PUTUSAN KASUS PEMBUNUHAN ALMARHUM IBRAHIM, TIDAK ADIL

PUTUSAN KASUS PEMBUNUHAN ALMARHUM IBRAHIM, TIDAK ADIL

 
KontraS Sumatera Utara sangat menyesalkan tuntutan oditur militer padaper sidangan di Mahkamah Militer (07/11) yang hanya menuntut para  terdakwa pembunuh Ibrahim 1-2 tahun penjara dan pemecatan 2 orang terdakwa. Tuntutan ini jauh lebih ringan jika dibandingkan pasal 351-353 KUHPidana yang digunakan oditur untuk menjerat terdakwa yakni 9 tahun penjara. Apalagi kasus ini merupakan penganiayaan dan pembunuhan berencana seorang warga sipil yang wajib dilindungi. Berdasarkan kronologis peristiwa, almarhum Ibrahim dipukul, diculik, disekap, dibunuh sampai akhirnya mayatnya dibuang di Aceh Tamiang. Hukuman yang pantas diberikan untuk kekejaman para terdakwa adalah hukuman seumur hidup. Tuntutan oditur militer 1-2 tahun penjara dan pemecatan mengindikasikan institusi ini tidak ingin bertanggung jawab atas kebobrokan mental anggotanya. 

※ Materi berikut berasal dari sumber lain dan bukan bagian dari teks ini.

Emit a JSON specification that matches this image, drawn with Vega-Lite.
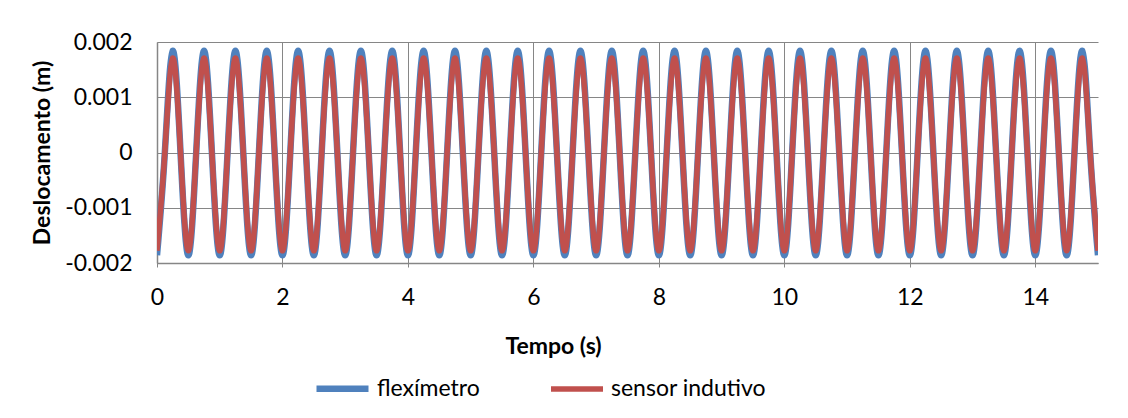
{
  "$schema": "https://vega.github.io/schema/vega-lite/v6.json",
  "width": 941,
  "height": 221,
  "autosize": {"type": "none"},
  "padding": {"left": 157, "top": 42, "right": 30, "bottom": 155},
  "background": "white",
  "config": {
    "font": "Lato",
    "view": {"stroke": null},
    "axis": {"labelFont": "Lato", "titleFont": "Lato", "labelColor": "#000000", "titleColor": "#000000"}
  },
  "data": {
    "values": [
      {"t":0,"flexímetro":-0.00186,"sensor indutivo":-0.00178},
      {"t":0.125,"flexímetro":0,"sensor indutivo":0},
      {"t":0.25,"flexímetro":0.00184,"sensor indutivo":0.00171},
      {"t":0.375,"flexímetro":0,"sensor indutivo":0},
      {"t":0.5,"flexímetro":-0.00186,"sensor indutivo":-0.00178},
      {"t":0.625,"flexímetro":0,"sensor indutivo":0},
      {"t":0.75,"flexímetro":0.00184,"sensor indutivo":0.00171},
      {"t":0.875,"flexímetro":0,"sensor indutivo":0},
      {"t":1,"flexímetro":-0.00186,"sensor indutivo":-0.00178},
      {"t":1.125,"flexímetro":0,"sensor indutivo":0},
      {"t":1.25,"flexímetro":0.00184,"sensor indutivo":0.00171},
      {"t":1.375,"flexímetro":0,"sensor indutivo":0},
      {"t":1.5,"flexímetro":-0.00186,"sensor indutivo":-0.00178},
      {"t":1.625,"flexímetro":0,"sensor indutivo":0},
      {"t":1.75,"flexímetro":0.00184,"sensor indutivo":0.00171},
      {"t":1.875,"flexímetro":0,"sensor indutivo":0},
      {"t":2,"flexímetro":-0.00186,"sensor indutivo":-0.00178},
      {"t":2.125,"flexímetro":0,"sensor indutivo":0},
      {"t":2.25,"flexímetro":0.00184,"sensor indutivo":0.00171},
      {"t":2.375,"flexímetro":0,"sensor indutivo":0},
      {"t":2.5,"flexímetro":-0.00186,"sensor indutivo":-0.00178},
      {"t":2.625,"flexímetro":0,"sensor indutivo":0},
      {"t":2.75,"flexímetro":0.00184,"sensor indutivo":0.00171},
      {"t":2.875,"flexímetro":0,"sensor indutivo":0},
      {"t":3,"flexímetro":-0.00186,"sensor indutivo":-0.00178},
      {"t":3.125,"flexímetro":0,"sensor indutivo":0},
      {"t":3.25,"flexímetro":0.00184,"sensor indutivo":0.00171},
      {"t":3.375,"flexímetro":0,"sensor indutivo":0},
      {"t":3.5,"flexímetro":-0.00186,"sensor indutivo":-0.00178},
      {"t":3.625,"flexímetro":0,"sensor indutivo":0},
      {"t":3.75,"flexímetro":0.00184,"sensor indutivo":0.00171},
      {"t":3.875,"flexímetro":0,"sensor indutivo":0},
      {"t":4,"flexímetro":-0.00186,"sensor indutivo":-0.00178},
      {"t":4.125,"flexímetro":0,"sensor indutivo":0},
      {"t":4.25,"flexímetro":0.00184,"sensor indutivo":0.00171},
      {"t":4.375,"flexímetro":0,"sensor indutivo":0},
      {"t":4.5,"flexímetro":-0.00186,"sensor indutivo":-0.00178},
      {"t":4.625,"flexímetro":0,"sensor indutivo":0},
      {"t":4.75,"flexímetro":0.00184,"sensor indutivo":0.00171},
      {"t":4.875,"flexímetro":0,"sensor indutivo":0},
      {"t":5,"flexímetro":-0.00186,"sensor indutivo":-0.00178},
      {"t":5.125,"flexímetro":0,"sensor indutivo":0},
      {"t":5.25,"flexímetro":0.00184,"sensor indutivo":0.00171},
      {"t":5.375,"flexímetro":0,"sensor indutivo":0},
      {"t":5.5,"flexímetro":-0.00186,"sensor indutivo":-0.00178},
      {"t":5.625,"flexímetro":0,"sensor indutivo":0},
      {"t":5.75,"flexímetro":0.00184,"sensor indutivo":0.00171},
      {"t":5.875,"flexímetro":0,"sensor indutivo":0},
      {"t":6,"flexímetro":-0.00186,"sensor indutivo":-0.00178},
      {"t":6.125,"flexímetro":0,"sensor indutivo":0},
      {"t":6.25,"flexímetro":0.00184,"sensor indutivo":0.00171},
      {"t":6.375,"flexímetro":0,"sensor indutivo":0},
      {"t":6.5,"flexímetro":-0.00186,"sensor indutivo":-0.00178},
      {"t":6.625,"flexímetro":0,"sensor indutivo":0},
      {"t":6.75,"flexímetro":0.00184,"sensor indutivo":0.00171},
      {"t":6.875,"flexímetro":0,"sensor indutivo":0},
      {"t":7,"flexímetro":-0.00186,"sensor indutivo":-0.00178},
      {"t":7.125,"flexímetro":0,"sensor indutivo":0},
      {"t":7.25,"flexímetro":0.00184,"sensor indutivo":0.00171},
      {"t":7.375,"flexímetro":0,"sensor indutivo":0},
      {"t":7.5,"flexímetro":-0.00186,"sensor indutivo":-0.00178},
      {"t":7.625,"flexímetro":0,"sensor indutivo":0},
      {"t":7.75,"flexímetro":0.00184,"sensor indutivo":0.00171},
      {"t":7.875,"flexímetro":0,"sensor indutivo":0},
      {"t":8,"flexímetro":-0.00186,"sensor indutivo":-0.00178},
      {"t":8.125,"flexímetro":0,"sensor indutivo":0},
      {"t":8.25,"flexímetro":0.00184,"sensor indutivo":0.00171},
      {"t":8.375,"flexímetro":0,"sensor indutivo":0},
      {"t":8.5,"flexímetro":-0.00186,"sensor indutivo":-0.00178},
      {"t":8.625,"flexímetro":0,"sensor indutivo":0},
      {"t":8.75,"flexímetro":0.00184,"sensor indutivo":0.00171},
      {"t":8.875,"flexímetro":0,"sensor indutivo":0},
      {"t":9,"flexímetro":-0.00186,"sensor indutivo":-0.00178},
      {"t":9.125,"flexímetro":0,"sensor indutivo":0},
      {"t":9.25,"flexímetro":0.00184,"sensor indutivo":0.00171},
      {"t":9.375,"flexímetro":0,"sensor indutivo":0},
      {"t":9.5,"flexímetro":-0.00186,"sensor indutivo":-0.00178},
      {"t":9.625,"flexímetro":0,"sensor indutivo":0},
      {"t":9.75,"flexímetro":0.00184,"sensor indutivo":0.00171},
      {"t":9.875,"flexímetro":0,"sensor indutivo":0},
      {"t":10,"flexímetro":-0.00186,"sensor indutivo":-0.00178},
      {"t":10.125,"flexímetro":0,"sensor indutivo":0},
      {"t":10.25,"flexímetro":0.00184,"sensor indutivo":0.00171},
      {"t":10.375,"flexímetro":0,"sensor indutivo":0},
      {"t":10.5,"flexímetro":-0.00186,"sensor indutivo":-0.00178},
      {"t":10.625,"flexímetro":0,"sensor indutivo":0},
      {"t":10.75,"flexímetro":0.00184,"sensor indutivo":0.00171},
      {"t":10.875,"flexímetro":0,"sensor indutivo":0},
      {"t":11,"flexímetro":-0.00186,"sensor indutivo":-0.00178},
      {"t":11.125,"flexímetro":0,"sensor indutivo":0},
      {"t":11.25,"flexímetro":0.00184,"sensor indutivo":0.00171},
      {"t":11.375,"flexímetro":0,"sensor indutivo":0},
      {"t":11.5,"flexímetro":-0.00186,"sensor indutivo":-0.00178},
      {"t":11.625,"flexímetro":0,"sensor indutivo":0},
      {"t":11.75,"flexímetro":0.00184,"sensor indutivo":0.00171},
      {"t":11.875,"flexímetro":0,"sensor indutivo":0},
      {"t":12,"flexímetro":-0.00186,"sensor indutivo":-0.00178},
      {"t":12.125,"flexímetro":0,"sensor indutivo":0},
      {"t":12.25,"flexímetro":0.00184,"sensor indutivo":0.00171},
      {"t":12.375,"flexímetro":0,"sensor indutivo":0},
      {"t":12.5,"flexímetro":-0.00186,"sensor indutivo":-0.00178},
      {"t":12.625,"flexímetro":0,"sensor indutivo":0},
      {"t":12.75,"flexímetro":0.00184,"sensor indutivo":0.00171},
      {"t":12.875,"flexímetro":0,"sensor indutivo":0},
      {"t":13,"flexímetro":-0.00186,"sensor indutivo":-0.00178},
      {"t":13.125,"flexímetro":0,"sensor indutivo":0},
      {"t":13.25,"flexímetro":0.00184,"sensor indutivo":0.00171},
      {"t":13.375,"flexímetro":0,"sensor indutivo":0},
      {"t":13.5,"flexímetro":-0.00186,"sensor indutivo":-0.00178},
      {"t":13.625,"flexímetro":0,"sensor indutivo":0},
      {"t":13.75,"flexímetro":0.00184,"sensor indutivo":0.00171},
      {"t":13.875,"flexímetro":0,"sensor indutivo":0},
      {"t":14,"flexímetro":-0.00186,"sensor indutivo":-0.00178},
      {"t":14.125,"flexímetro":0,"sensor indutivo":0},
      {"t":14.25,"flexímetro":0.00184,"sensor indutivo":0.00171},
      {"t":14.375,"flexímetro":0,"sensor indutivo":0},
      {"t":14.5,"flexímetro":-0.00186,"sensor indutivo":-0.00178},
      {"t":14.625,"flexímetro":0,"sensor indutivo":0},
      {"t":14.75,"flexímetro":0.00184,"sensor indutivo":0.00171},
      {"t":14.875,"flexímetro":0,"sensor indutivo":0},
      {"t":15,"flexímetro":-0.00186,"sensor indutivo":-0.00178}
    ]
  },
  "transform": [
    {"fold": ["flexímetro", "sensor indutivo"], "as": ["serie", "valor"]}
  ],
  "mark": {"type": "line", "interpolate": "natural", "clip": true},
  "encoding": {
    "x": {
      "field": "t", "type": "quantitative",
      "scale": {"domain": [0, 15], "nice": false},
      "axis": {
        "title": "Tempo (s)", "titleFontSize": 23, "titleFontWeight": "bold",
        "titleX": 396, "titlePadding": 26,
        "values": [0, 2, 4, 6, 8, 10, 12, 14],
        "labelFontSize": 23, "labelPadding": 19, "labelFlush": false,
        "grid": true, "gridColor": "#868686", "gridWidth": 1, "gridOpacity": 1,
        "domainColor": "#868686", "domainWidth": 1.5,
        "ticks": true, "tickSize": 4, "tickColor": "#868686"
      }
    },
    "y": {
      "field": "valor", "type": "quantitative",
      "scale": {"domain": [-0.002, 0.002], "nice": false, "zero": false},
      "axis": {
        "title": "Deslocamento (m)", "titleFontSize": 23, "titleFontWeight": "bold",
        "titlePadding": 10,
        "values": [-0.002, -0.001, 0, 0.001, 0.002],
        "labelExpr": "toString(datum.value)",
        "labelFontSize": 23, "labelPadding": 25, "labelFlush": false,
        "grid": true, "gridColor": "#868686", "gridWidth": 1, "gridOpacity": 1,
        "domainColor": "#868686", "domainWidth": 1.5,
        "ticks": false
      }
    },
    "color": {
      "field": "serie", "type": "nominal",
      "scale": {"domain": ["flexímetro", "sensor indutivo"], "range": ["#4F81BD", "#C0504D"]},
      "legend": {
        "title": null, "orient": "none", "direction": "horizontal",
        "legendX": 156, "legendY": 317,
        "symbolType": "stroke", "symbolSize": 2704, "symbolStrokeWidth": 4,
        "labelFontSize": 23, "labelFont": "Lato", "labelColor": "#000000",
        "labelOffset": 5, "columnPadding": 60
      }
    },
    "strokeWidth": {
      "field": "serie", "type": "nominal",
      "scale": {"domain": ["flexímetro", "sensor indutivo"], "range": [6.5, 5.5]},
      "legend": null
    }
  }
}
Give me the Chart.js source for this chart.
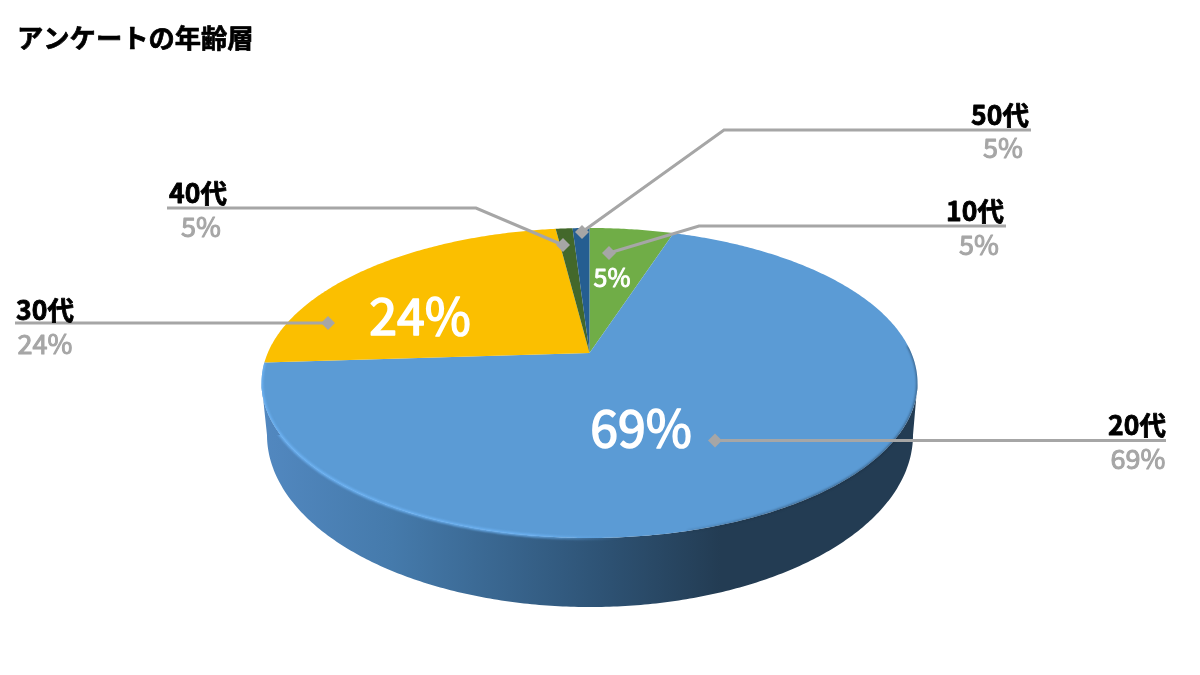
<!DOCTYPE html>
<html>
<head>
<meta charset="utf-8">
<title>アンケートの年齢層</title>
<script src="https://cdn.jsdelivr.net/npm/chart.js@4"></script>
<style>
  html, body { margin: 0; background: #fff; }
  canvas { display: block; }
</style>
</head>
<body>
<canvas id="ageChart" width="1200" height="675"></canvas>
<script>
  // Data
  var chartTitle = "アンケートの年齢層";
  var categories = ["10代", "20代", "30代", "40代", "50代"];
  var sliceShares = [5, 69, 24, 1, 1]; // visible size of each slice
  var valueLabels = ["5%", "69%", "24%", "5%", "5%"]; // text printed on the chart (as in the original)

  var sliceColors = ["#70AD47", "#5B9BD5", "#FBBF00", "#43682B", "#255E91"];

  // Perspective of the tilted disc: apex on screen, radii, foreshortening
  var disc = { x: 589.5, y: 353, a: 321.8, b: 149.2, k: 0.1935 };
  var base = { x: 590, y: 401.7, a: 316.9, b: 165.6, k: 0.1935 };

  // Leader lines and label placement
  var callouts = [
    { path: [[1006, 226], [699, 226], [609, 253]], nameAt: [975, 211], valueAt: [979, 245] },
    { path: [[1166, 440.5], [715, 440.5]], nameAt: [1137, 425], valueAt: [1138, 459] },
    { path: [[15, 323], [328, 323]], nameAt: [45, 310], valueAt: [45, 344] },
    { path: [[167, 208], [476, 208], [563, 245]], nameAt: [198, 193], valueAt: [201, 227] },
    { path: [[1031, 130], [724, 130], [582, 232]], nameAt: [1000, 115], valueAt: [1003, 148] },
  ];
  var insideLabels = [
    { at: [612, 277], size: 25, bolden: 0.9 },
    { at: [641, 428], size: 50, bolden: 1.6 },
    { at: [420, 316], size: 50, bolden: 1.6 },
  ];

  var fontName = '"Noto Sans CJK JP", sans-serif';

  function project(d, angle) {
    var u = Math.cos(angle), v = Math.sin(angle);
    var w = 1 - d.k * v;
    return [d.x + (d.a * u) / w, d.y + (d.b * v) / w];
  }

  function traceArc(ctx, d, from, to, moveFirst) {
    var steps = Math.max(2, Math.ceil(Math.abs(to - from) / 0.01));
    for (var i = 0; i <= steps; i++) {
      var p = project(d, from + ((to - from) * i) / steps);
      if (i === 0 && moveFirst) ctx.moveTo(p[0], p[1]);
      else ctx.lineTo(p[0], p[1]);
    }
  }

  // Regular weight with a thin outline, the file's medium-weight text
  function heavyText(ctx, text, x, y, color, extra) {
    ctx.fillStyle = color;
    ctx.strokeStyle = color;
    ctx.lineWidth = extra;
    ctx.lineJoin = "round";
    ctx.strokeText(text, x, y);
    ctx.fillText(text, x, y);
  }

  // Paints the pie as a tilted 3D disc, using the angles Chart.js worked out
  var tiltedPie = {
    id: "tiltedPie",
    beforeDatasetsDraw: function (chart) {
      var ctx = chart.ctx;
      var arcs = chart.getDatasetMeta(0).data;
      var widest = Math.asin(disc.k);
      ctx.save();

      // side wall
      var wall = ctx.createLinearGradient(262, 0, 917, 0);
      wall.addColorStop(0, "#5288C0");
      wall.addColorStop(0.2, "#457AAB");
      wall.addColorStop(0.5, "#2F5578");
      wall.addColorStop(0.7, "#233C53");
      wall.addColorStop(1, "#233C53");
      ctx.beginPath();
      traceArc(ctx, base, widest, Math.PI - widest, true);
      traceArc(ctx, disc, Math.PI - widest, widest, false);
      ctx.closePath();
      ctx.fillStyle = wall;
      ctx.fill();

      // top face
      arcs.forEach(function (arc, i) {
        ctx.beginPath();
        ctx.moveTo(disc.x, disc.y);
        traceArc(ctx, disc, arc.startAngle, arc.endAngle, false);
        ctx.closePath();
        ctx.fillStyle = sliceColors[i];
        ctx.fill();
      });

      // rim effects stay inside the disc and wall outline
      ctx.beginPath();
      traceArc(ctx, disc, 0, Math.PI * 2, true);
      ctx.closePath();
      traceArc(ctx, base, widest, Math.PI - widest, true);
      ctx.closePath();
      ctx.clip();

      // light rim on the lower left of the disc
      var rim = ctx.createLinearGradient(262, 0, 620, 0);
      rim.addColorStop(0, "rgba(110,180,245,0.95)");
      rim.addColorStop(0.75, "rgba(110,180,245,0.9)");
      rim.addColorStop(1, "rgba(110,180,245,0)");
      ctx.filter = "blur(0.8px)";
      ctx.beginPath();
      traceArc(ctx, disc, Math.PI * 0.98, Math.PI * 0.45, true);
      ctx.lineWidth = 3;
      ctx.strokeStyle = rim;
      ctx.stroke();

      // dark soft edge on the right
      var edge = ctx.createLinearGradient(640, 0, 917, 0);
      edge.addColorStop(0, "rgba(25,45,65,0)");
      edge.addColorStop(0.5, "rgba(25,45,65,0.5)");
      edge.addColorStop(1, "rgba(25,45,65,0.6)");
      ctx.beginPath();
      traceArc(ctx, disc, Math.PI * 0.42, -0.05, true);
      ctx.lineWidth = 2;
      ctx.strokeStyle = edge;
      ctx.stroke();

      ctx.restore();
      return false;
    },
    afterDraw: function (chart) {
      var ctx = chart.ctx;
      ctx.save();
      ctx.textBaseline = "middle";

      ctx.font = "700 26.3px " + fontName;
      ctx.textAlign = "left";
      heavyText(ctx, chartTitle, 17, 38, "#000000", 0.7);

      ctx.textAlign = "center";
      insideLabels.forEach(function (item, i) {
        ctx.font = "400 " + item.size + "px " + fontName;
        heavyText(ctx, valueLabels[i], item.at[0], item.at[1], "#FFFFFF", item.bolden);
      });

      callouts.forEach(function (c, i) {
        ctx.beginPath();
        c.path.forEach(function (p, n) {
          if (n === 0) ctx.moveTo(p[0], p[1]);
          else ctx.lineTo(p[0], p[1]);
        });
        ctx.lineWidth = 3;
        ctx.lineJoin = "miter";
        ctx.strokeStyle = "#A6A6A6";
        ctx.stroke();

        var end = c.path[c.path.length - 1];
        ctx.beginPath();
        ctx.moveTo(end[0] - 7, end[1]);
        ctx.lineTo(end[0], end[1] - 7);
        ctx.lineTo(end[0] + 7, end[1]);
        ctx.lineTo(end[0], end[1] + 7);
        ctx.closePath();
        ctx.fillStyle = "#A6A6A6";
        ctx.fill();

        ctx.font = "700 26.5px " + fontName;
        heavyText(ctx, categories[i], c.nameAt[0], c.nameAt[1], "#000000", 0.8);

        ctx.font = "400 27px " + fontName;
        heavyText(ctx, valueLabels[i], c.valueAt[0], c.valueAt[1], "#A6A6A6", 1);
      });
      ctx.restore();
    },
  };

  new Chart(document.getElementById("ageChart").getContext("2d"), {
    type: "pie",
    data: {
      labels: categories,
      datasets: [{ data: sliceShares, backgroundColor: sliceColors, borderWidth: 0 }],
    },
    options: {
      responsive: false,
      animation: false,
      plugins: {
        legend: { display: false },
        tooltip: { enabled: false },
      },
    },
    plugins: [tiltedPie],
  });
</script>
</body>
</html>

Maka KontraS Sumatera Utara menilai ada upaya perlindungan institusi yang sengaja dimainkan oleh TNI AU. Perbuatan para terdakwa yang juga melibatkan seorang perwira tinggi jelas telah mencoreng moreng institusi militer yang baru ingin berbenah diri. Namun mengutip perkataan yang sering diucapkan Panglima TNI, Djoko Suyanto hukum militer berlaku kepada setiap prajurit TNI tanpa melihat pangkat dan jabatannya jika terbukti melanggar  hukum.  

Hal lain yang harus juga harus diperhatikan adalah masalah keamanan keluarga korban paska proses hukum ini usai. Sebelumnya keluarga korban pernah diintimidasi dan diteror oleh orang yang diduga kuat sebagai orang suruhan terdakwa akan membalas dendam. KontraS Sumatera Utara menyambut baik respons Danlanud Kolonel Pnb Agus Dwi Putranto yang menyarankan keluarga korban melaporkan teror dan intimidasi tersebut. Dan bukan hanya langkah politis untuk merebut simpati keluarga korban almarhum. 
 
Upaya-upaya perlindungan, impunitas dan pengingkaran kasus-kasus yang melibatkan TNI baik sebagai pelaku ataupun pembeking, selama ini menjadi tembok tebal yang sangat sulit ditembus hukum sipil. Dan hukuman yang dijatuhkan hanya sebatas hukuman indisipliner, tidak sebanding dengan perbuatan dan akibat perbuatan itu sendiri. Akibatnya kasus-kasus kekerasan dan pelanggaran HAM yang dilakukan aparat TNI terus mengalami peningkatan setiap tahunnya. Sampai bulan Oktober tahun ini  telah terjadi 12 kasus kekerasan TNI terhadap masyarakat sipil naik dibandingkan sepanjang tahun 2006 lalu sebanyak 11 kasus. KontraS Sumatera Utara berharap putusan hakim untuk kasus ini lebih berpihak pada kebenaran dan keadilan yang sangat diharapkan keluarga korban.
 
Demikianlah pers release ini kami perbuat agar dapat ditindaklanjuti oleh pihak-pihak terkait. Atas perhatian dan kerjasamanya kami ucapkan terima kasih.